#### The request:
Copy the listing verbatim, excluding any images found in it.

#### Exercise input:
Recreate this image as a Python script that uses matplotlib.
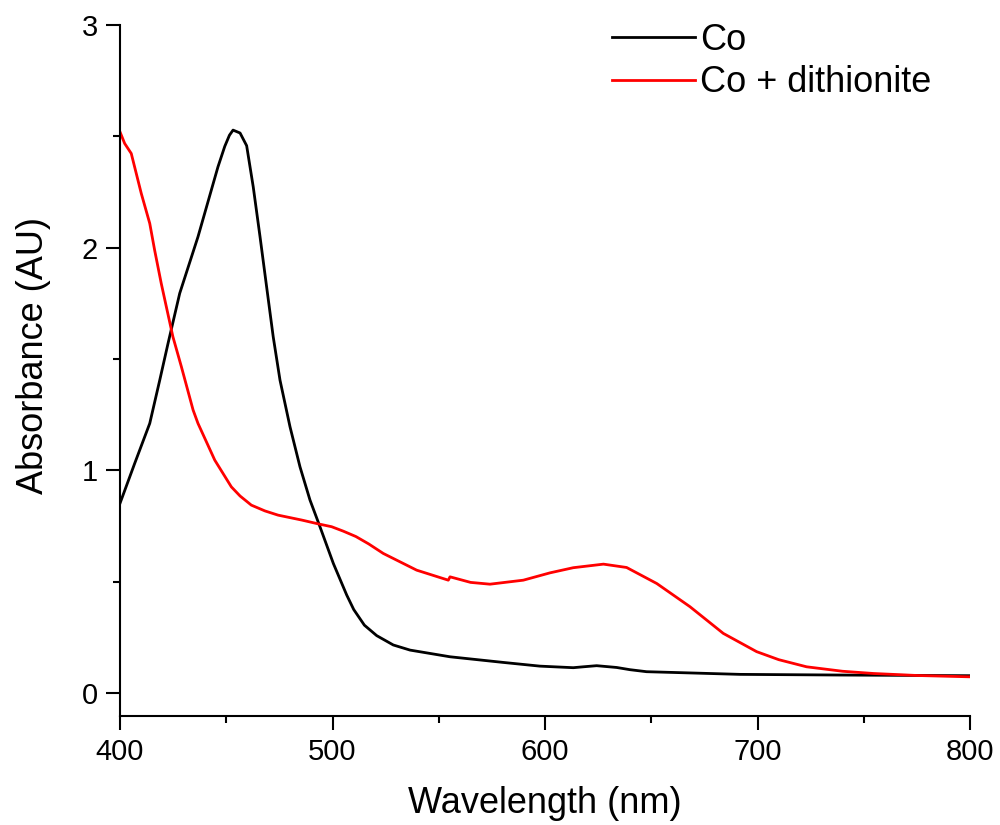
import matplotlib
matplotlib.use("Agg")
import matplotlib.pyplot as plt
from matplotlib.ticker import MultipleLocator

# Co (black)
co_wl = [400, 406.9, 414, 418.7, 422.6, 428.1, 436.7, 446.1, 449.3, 451.5, 453.2, 456.5,
         459.6, 462.7, 465.9, 469, 472.1, 475.3, 480, 484.7, 489.4, 494.1, 500.4,
         506.7, 510, 515, 520.8, 528.6, 536.5, 555.3, 580, 597.6, 613.3, 618, 624.3, 633.7,
         640, 647.8, 670, 691.8, 738.8, 800]
co_abs = [0.852, 1.031, 1.211, 1.405, 1.570, 1.795, 2.049, 2.363, 2.455, 2.505, 2.528, 2.515,
          2.458, 2.273, 2.049, 1.824, 1.60, 1.405, 1.196, 1.016, 0.867, 0.747, 0.582,
          0.44, 0.375, 0.305, 0.258, 0.216, 0.193, 0.163, 0.138, 0.121, 0.114, 0.118, 0.123, 0.115,
          0.105, 0.096, 0.090, 0.084, 0.081, 0.078]

# Co + dithionite (red)
red_wl = [400, 402.2, 405.3, 410, 414, 416.3, 419.4, 421.8, 424.9, 428.9, 434.4,
          436.7, 444.6, 452.4, 456.5, 461.8, 468.2, 474.4, 485.5, 493.2, 499.6, 505.1,
          511, 517, 523.9, 539.6, 554.5, 555.3, 565, 574.1, 589.8, 602.4, 613.3, 627.5,
          638.4, 652.6, 668.2, 683.9, 699.6, 710, 723.1, 740, 754.5, 775, 800]
red_abs = [2.52, 2.468, 2.423, 2.244, 2.109, 1.989, 1.840, 1.735, 1.60, 1.465, 1.271,
           1.211, 1.046, 0.926, 0.885, 0.844, 0.818, 0.799, 0.777, 0.760, 0.747, 0.727,
           0.703, 0.670, 0.627, 0.552, 0.507, 0.522, 0.497, 0.489, 0.507, 0.540, 0.563, 0.579,
           0.564, 0.492, 0.388, 0.268, 0.186, 0.150, 0.118, 0.098, 0.088, 0.079, 0.073]

labels = ["Co", "Co + dithionite"]
xlabel = "Wavelength (nm)"
ylabel = "Absorbance (AU)"

plt.rcParams['font.family'] = ['Liberation Sans', 'DejaVu Sans']

fig = plt.figure(figsize=(10, 8.25), dpi=100)
ax = fig.add_axes([0.12, 0.1321, 0.85, 0.8376])

ax.plot(co_wl, co_abs, color='black', lw=2, label=labels[0])
ax.plot(red_wl, red_abs, color='#ff0000', lw=2, label=labels[1])

ax.set_xlim(400, 800)
ax.set_ylim(-0.103, 3)
ax.xaxis.set_major_locator(MultipleLocator(100))
ax.xaxis.set_minor_locator(MultipleLocator(50))
ax.yaxis.set_major_locator(MultipleLocator(1))
ax.yaxis.set_minor_locator(MultipleLocator(0.5))

for s in ['top', 'right']:
    ax.spines[s].set_visible(False)
for s in ['left', 'bottom']:
    ax.spines[s].set_linewidth(1.5)

ax.tick_params(which='major', direction='out', length=10, width=1.5, labelsize=21, pad=6)
ax.tick_params(which='minor', direction='out', length=5, width=1.5)

ax.set_xlabel(xlabel, fontsize=26, labelpad=14)
ax.set_ylabel(ylabel, fontsize=26)
ax.yaxis.set_label_coords(-0.081, 0.521)

fig.legend(*ax.get_legend_handles_labels(), loc='upper left', frameon=False,
           fontsize=26, handlelength=2.3, handletextpad=0.15, labelspacing=0.2,
           borderpad=0, borderaxespad=0, bbox_to_anchor=(0.612, 0.972))

fig.savefig("out.png", dpi=100)
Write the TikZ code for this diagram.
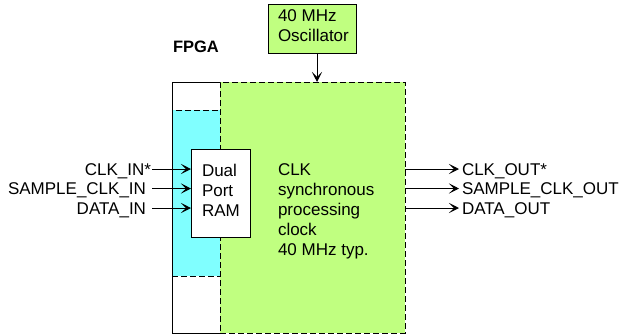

#### Written answer:
Recreate this image as a Python script that uses matplotlib.
import matplotlib
matplotlib.use("Agg")
import matplotlib.pyplot as plt
from matplotlib.ticker import MultipleLocator

# Co (black)
co_wl = [400, 406.9, 414, 418.7, 422.6, 428.1, 436.7, 446.1, 449.3, 451.5, 453.2, 456.5,
         459.6, 462.7, 465.9, 469, 472.1, 475.3, 480, 484.7, 489.4, 494.1, 500.4,
         506.7, 510, 515, 520.8, 528.6, 536.5, 555.3, 580, 597.6, 613.3, 618, 624.3, 633.7,
         640, 647.8, 670, 691.8, 738.8, 800]
co_abs = [0.852, 1.031, 1.211, 1.405, 1.570, 1.795, 2.049, 2.363, 2.455, 2.505, 2.528, 2.515,
          2.458, 2.273, 2.049, 1.824, 1.60, 1.405, 1.196, 1.016, 0.867, 0.747, 0.582,
          0.44, 0.375, 0.305, 0.258, 0.216, 0.193, 0.163, 0.138, 0.121, 0.114, 0.118, 0.123, 0.115,
          0.105, 0.096, 0.090, 0.084, 0.081, 0.078]

# Co + dithionite (red)
red_wl = [400, 402.2, 405.3, 410, 414, 416.3, 419.4, 421.8, 424.9, 428.9, 434.4,
          436.7, 444.6, 452.4, 456.5, 461.8, 468.2, 474.4, 485.5, 493.2, 499.6, 505.1,
          511, 517, 523.9, 539.6, 554.5, 555.3, 565, 574.1, 589.8, 602.4, 613.3, 627.5,
          638.4, 652.6, 668.2, 683.9, 699.6, 710, 723.1, 740, 754.5, 775, 800]
red_abs = [2.52, 2.468, 2.423, 2.244, 2.109, 1.989, 1.840, 1.735, 1.60, 1.465, 1.271,
           1.211, 1.046, 0.926, 0.885, 0.844, 0.818, 0.799, 0.777, 0.760, 0.747, 0.727,
           0.703, 0.670, 0.627, 0.552, 0.507, 0.522, 0.497, 0.489, 0.507, 0.540, 0.563, 0.579,
           0.564, 0.492, 0.388, 0.268, 0.186, 0.150, 0.118, 0.098, 0.088, 0.079, 0.073]

labels = ["Co", "Co + dithionite"]
xlabel = "Wavelength (nm)"
ylabel = "Absorbance (AU)"

plt.rcParams['font.family'] = ['Liberation Sans', 'DejaVu Sans']

fig = plt.figure(figsize=(10, 8.25), dpi=100)
ax = fig.add_axes([0.12, 0.1321, 0.85, 0.8376])

ax.plot(co_wl, co_abs, color='black', lw=2, label=labels[0])
ax.plot(red_wl, red_abs, color='#ff0000', lw=2, label=labels[1])

ax.set_xlim(400, 800)
ax.set_ylim(-0.103, 3)
ax.xaxis.set_major_locator(MultipleLocator(100))
ax.xaxis.set_minor_locator(MultipleLocator(50))
ax.yaxis.set_major_locator(MultipleLocator(1))
ax.yaxis.set_minor_locator(MultipleLocator(0.5))

for s in ['top', 'right']:
    ax.spines[s].set_visible(False)
for s in ['left', 'bottom']:
    ax.spines[s].set_linewidth(1.5)

ax.tick_params(which='major', direction='out', length=10, width=1.5, labelsize=21, pad=6)
ax.tick_params(which='minor', direction='out', length=5, width=1.5)

ax.set_xlabel(xlabel, fontsize=26, labelpad=14)
ax.set_ylabel(ylabel, fontsize=26)
ax.yaxis.set_label_coords(-0.081, 0.521)

fig.legend(*ax.get_legend_handles_labels(), loc='upper left', frameon=False,
           fontsize=26, handlelength=2.3, handletextpad=0.15, labelspacing=0.2,
           borderpad=0, borderaxespad=0, bbox_to_anchor=(0.612, 0.972))

fig.savefig("out.png", dpi=100)
Write the TikZ code for this diagram.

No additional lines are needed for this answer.